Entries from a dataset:
━━━━━━━━━━━━━━━━
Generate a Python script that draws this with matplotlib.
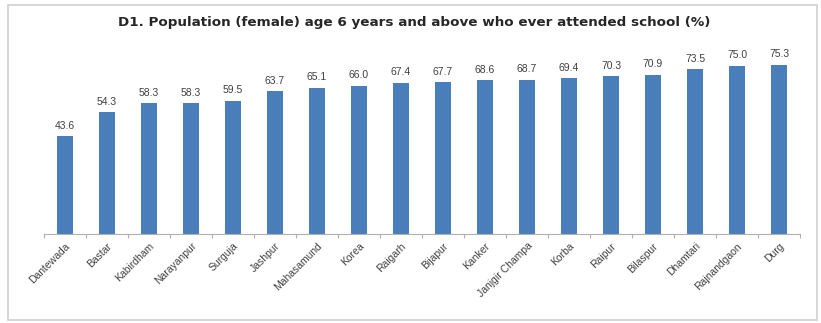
import matplotlib
matplotlib.use('Agg')
import matplotlib.pyplot as plt
from matplotlib.patches import Rectangle

# --- Data ---
districts = ['Dantewada', 'Bastar', 'Kabirdham', 'Narayanpur', 'Surguja', 'Jashpur',
             'Mahasamund', 'Korea', 'Raigarh', 'Bijapur', 'Kanker', 'Janjgir Champa',
             'Korba', 'Raipur', 'Bilaspur', 'Dhamtari', 'Rajnandgaon', 'Durg']
values = [43.6, 54.3, 58.3, 58.3, 59.5, 63.7, 65.1, 66.0, 67.4, 67.7, 68.6, 68.7,
          69.4, 70.3, 70.9, 73.5, 75.0, 75.3]

TITLE = 'D1. Population (female) age 6 years and above who ever attended school (%)'
BAR_COLOR = '#4a7ebb'

fig = plt.figure(figsize=(8.21, 3.23), dpi=100)
fig.patches.append(Rectangle((0.01, 0.01), 0.985, 0.975, transform=fig.transFigure,
                             fill=False, edgecolor='#d0d0d0', linewidth=1.2))

n = len(values)
unit = 42.0 / 821
ax = fig.add_axes([44 / 821, 0.2755, unit * n, 0.5556])
x = list(range(n))
ax.bar(x, values, width=0.4, color=BAR_COLOR, zorder=2)

for xi, v in zip(x, values):
    ax.text(xi, v + 2.5, f'{v:.1f}', ha='center', va='bottom', fontsize=7.5,
            color='#404040', family='Liberation Sans')

ax.set_xlim(-0.5, n - 0.5)
ax.set_ylim(0, 80)
ax.set_yticks([])
for s in ['top', 'right', 'left']:
    ax.spines[s].set_visible(False)
ax.spines['bottom'].set_color('#b0b0b0')

# small ticks between categories, labels centred under the bars
ax.set_xticks([i - 0.5 for i in range(n + 1)])
ax.set_xticklabels([])
ax.tick_params(axis='x', which='major', length=3, color='#b0b0b0')
ax.set_xticks(x, minor=True)
ax.set_xticklabels(districts, minor=True, rotation=45, ha='right',
                   rotation_mode='anchor', fontsize=7.5, color='#404040',
                   family='Liberation Sans')
ax.tick_params(axis='x', which='minor', length=0, pad=5)

fig.text(0.505, 0.93, TITLE, ha='center', va='center', fontsize=9.7,
         fontweight='bold', color='#262626')

plt.savefig('out.png', dpi=100)
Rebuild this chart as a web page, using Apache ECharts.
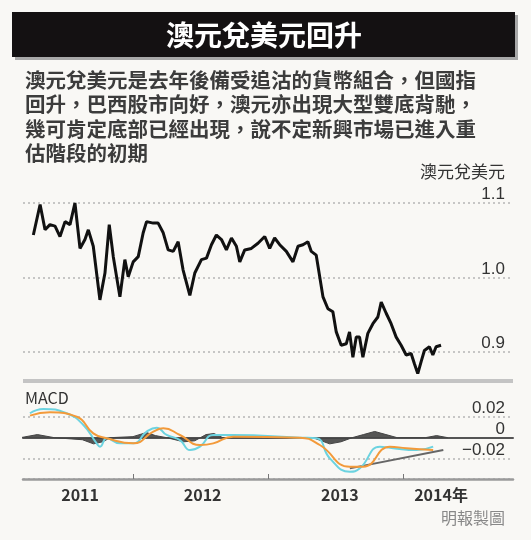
<!DOCTYPE html>
<html>
<head>
<meta charset="utf-8">
<script src="https://cdn.jsdelivr.net/npm/echarts@6/dist/echarts.min.js"></script>
<style>
html,body{margin:0;padding:0;background:#f9f8f5;}
#main{width:531px;height:540px;}
</style>
</head>
<body>
<div id="main"></div>
<script>
// 月份：自2011年1月起計（小數）
var priceMonths = [3.14,3.74,4.18,4.62,5.07,5.51,5.96,6.40,6.84,7.29,7.73,8.03,8.47,9.06,9.51,9.89,10.25,10.84,11.28,11.58,12.02,12.47,12.91,13.21,13.80,14.24,14.69,15.13,15.58,16.02,16.46,17.06,17.50,18.09,18.54,18.98,19.42,19.87,20.31,20.76,21.20,21.50,21.94,22.53,23.12,23.72,24.16,24.60,25.05,25.64,26.23,26.68,27.12,27.56,27.86,28.30,28.90,29.34,29.78,30.08,30.52,30.97,31.26,31.56,31.86,32.15,32.45,32.89,33.34,33.78,34.08,34.52,34.96,35.41,35.85,36.30,36.74,37.04,37.33,37.63,37.92,38.37,38.67,38.96,39.40];
var priceValues = [1.057,1.098,1.064,1.071,1.069,1.055,1.075,1.071,1.100,1.039,1.051,1.064,1.042,0.970,1.006,1.071,1.028,0.974,1.024,1.001,1.021,1.028,1.060,1.075,1.073,1.073,1.060,1.037,1.035,1.048,1.010,0.976,1.006,1.024,1.026,1.044,1.057,1.051,1.037,1.053,1.042,1.021,1.037,1.039,1.046,1.055,1.039,1.053,1.044,1.035,1.021,1.042,1.044,1.048,1.035,1.030,0.974,0.958,0.954,0.927,0.909,0.911,0.927,0.893,0.920,0.920,0.893,0.925,0.938,0.947,0.967,0.952,0.938,0.920,0.909,0.896,0.898,0.884,0.871,0.887,0.902,0.907,0.896,0.907,0.909];

var cyanMonths = [2.84,4.03,6.1,7.59,8.77,9.07,9.66,10.85,12.03,13.22,14.1,15.0,16.18,17.07,17.96,19.14,20.92,26.85,28.33,29.51,31.29,32.18,33.96,35.14,37.22,38.7];
var cyanValues = [0.0236,0.0278,0.0236,0.0123,-0.0055,-0.0087,-0.0006,-0.0055,-0.0055,0.0058,0.0097,0.0026,-0.0023,-0.012,-0.0087,0.0026,0.0026,0,-0.0006,-0.02,-0.033,-0.0297,-0.0087,-0.0103,-0.012,-0.0087];
var orangeMonths = [2.84,4.62,7.0,8.47,9.66,12.03,13.81,14.7,16.18,17.96,19.14,20.92,26.85,28.62,31.29,32.48,34.85,36.33,38.7];
var orangeValues = [0.0213,0.0245,0.0203,0.0042,-0.0006,-0.0055,0.0058,0.009,0.0026,-0.0071,-0.0055,0.001,0,-0.0071,-0.0281,-0.0281,-0.0087,-0.0103,-0.012];
var trendMonths = [31.29,39.6];
var trendValues = [-0.0297,-0.012];
var histMonths = [2.0,3.5,5,7.5,8.5,9.3,10,12,13.2,14,15,16.5,17.5,18.5,19.2,20,28,29.5,30.5,31.5,32.5,33.5,34.5,35.5,38,39,40];
var histValues = [0,0.003,0,-0.002,-0.006,-0.004,0,0.001,0.005,0.002,0,-0.004,-0.003,0.003,0.004,0,0,-0.006,-0.004,0,0.003,0.006,0.003,0,0,0.002,0];

var yearLabels = ['2011','2012','2013','2014年'];
var yearPos = [7.3,18.2,30.4,39.4];
var yearTicks = [12,24,36];

var textLines = [
	'澳元兌美元是去年後備受追沽的貨幣組合，但國指',
	'回升，巴西股市向好，澳元亦出現大型雙底背馳，',
	'幾可肯定底部已經出現，說不定新興市場已進入重',
	'估階段的初期'
];

function pairs(xs, ys){
	var out = [];
	for (var i = 0; i < xs.length; i++) { out.push([xs[i], ys[i]]); }
	return out;
}

var font = '"Noto Sans CJK TC", "Noto Sans", sans-serif';
var dotted = {show:true, lineStyle:{color:'#b5b5b5', type:[2,3], width:1.5}};

var graphics = [
	{type:'rect', shape:{x:15, y:15, width:503, height:45}, style:{fill:'#a8a8a8'}},
	{type:'rect', shape:{x:12, y:12, width:503, height:45}, style:{fill:'#141112'}},
	{type:'text', x:264, y:35, style:{text:'澳元兌美元回升', fill:'#fff', font:'bold 28px ' + font, textAlign:'center', textVerticalAlign:'middle'}},
	{type:'text', x:505, y:172, style:{text:'澳元兌美元', fill:'#333', font:'17px ' + font, textAlign:'right', textVerticalAlign:'middle'}},
	{type:'rect', shape:{x:23, y:379, width:490, height:4}, style:{fill:'#c4c4c4'}},
	{type:'text', x:25, y:398, style:{text:'MACD', fill:'#333', font:'16px ' + font, textVerticalAlign:'middle'}},
	{type:'text', x:505, y:518, style:{text:'明報製圖', fill:'#888', font:'16px ' + font, textAlign:'right', textVerticalAlign:'middle'}}
];
textLines.forEach(function(t, i){
	graphics.push({type:'text', x:25, y:80 + i * 24.5, style:{text:t, fill:'#3c3c3c', font:'bold 20.5px ' + font, textVerticalAlign:'middle'}});
});

var labelFont = '"Liberation Sans", sans-serif';

var option = {
	backgroundColor:'#f9f8f5',
	animation:false,
	graphic:graphics,
	grid:[
		{left:23, right:18, top:203, height:149},
		{left:23, right:18, top:417, height:62}
	],
	xAxis:[
		{gridIndex:0, type:'value', min:2.22, max:45.8, show:false},
		{gridIndex:1, type:'value', min:2.22, max:45.8, position:'bottom',
			axisLine:{onZero:false, lineStyle:{color:'#9a9a9a', width:2.5}},
			splitLine:{show:false},
			axisTick:{show:true, inside:true, length:5, customValues:yearTicks, lineStyle:{color:'#777'}},
			axisLabel:{customValues:yearPos, color:'#333', fontSize:16, fontWeight:'bold', fontFamily:font, margin:8,
				formatter:function(v){ var i = yearPos.indexOf(v); return i >= 0 ? yearLabels[i] : ''; }}
		},
		{gridIndex:1, type:'value', min:2.22, max:45.8,
			axisLine:{onZero:true, lineStyle:{color:'#555', width:2}},
			axisTick:{show:false}, axisLabel:{show:false}, splitLine:{show:false}}
	],
	yAxis:[
		{gridIndex:0, type:'value', min:0.9, max:1.1, interval:0.1, position:'right',
			axisLine:{show:false}, axisTick:{show:false}, splitLine:dotted,
			axisLabel:{inside:true, margin:8, verticalAlign:'bottom', color:'#333', fontSize:17, fontFamily:labelFont,
				formatter:function(v){ return v.toFixed(1); }}
		},
		{gridIndex:1, type:'value', min:-0.04, max:0.02, interval:0.02, position:'right',
			axisLine:{show:false}, axisTick:{show:false}, splitLine:dotted,
			axisLabel:{inside:true, margin:8, verticalAlign:'bottom', color:'#333', fontSize:17, fontFamily:labelFont,
				formatter:function(v){
					if (v < -0.03) return '';
					if (Math.abs(v) < 1e-9) return '0';
					return (v < 0 ? '−' : '') + Math.abs(v).toFixed(2);
				}}
		}
	],
	series:[
		{type:'line', xAxisIndex:0, yAxisIndex:0, data:pairs(priceMonths, priceValues), symbol:'none', clip:false,
			lineStyle:{color:'#111', width:3}},
		{type:'line', xAxisIndex:1, yAxisIndex:1, data:pairs(histMonths, histValues), symbol:'none', clip:false,
			lineStyle:{color:'#444', width:1}, areaStyle:{color:'#444', opacity:0.9}},
		{type:'line', xAxisIndex:1, yAxisIndex:1, data:pairs(trendMonths, trendValues), symbol:'none', clip:false,
			lineStyle:{color:'#666', width:2}},
		{type:'line', xAxisIndex:1, yAxisIndex:1, data:pairs(cyanMonths, cyanValues), symbol:'none', smooth:true, clip:false,
			lineStyle:{color:'#6cd3e0', width:2}},
		{type:'line', xAxisIndex:1, yAxisIndex:1, data:pairs(orangeMonths, orangeValues), symbol:'none', smooth:true, clip:false,
			lineStyle:{color:'#f39a3a', width:2}}
	]
};

var myChart = echarts.init(document.getElementById('main'));
myChart.setOption(option);
</script>
</body>
</html>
━━━━━━━━━━━━━━━━
__Directions__.
Every line from the start of the listing above through the line with "69.4, 70.3, 70.9, 73.5, 75.0, 75.3]" should be repeated exactly; skip the pictures and add nothing else.

__Solved exercise__.
Generate a Python script that draws this with matplotlib.
import matplotlib
matplotlib.use('Agg')
import matplotlib.pyplot as plt
from matplotlib.patches import Rectangle

# --- Data ---
districts = ['Dantewada', 'Bastar', 'Kabirdham', 'Narayanpur', 'Surguja', 'Jashpur',
             'Mahasamund', 'Korea', 'Raigarh', 'Bijapur', 'Kanker', 'Janjgir Champa',
             'Korba', 'Raipur', 'Bilaspur', 'Dhamtari', 'Rajnandgaon', 'Durg']
values = [43.6, 54.3, 58.3, 58.3, 59.5, 63.7, 65.1, 66.0, 67.4, 67.7, 68.6, 68.7,
          69.4, 70.3, 70.9, 73.5, 75.0, 75.3]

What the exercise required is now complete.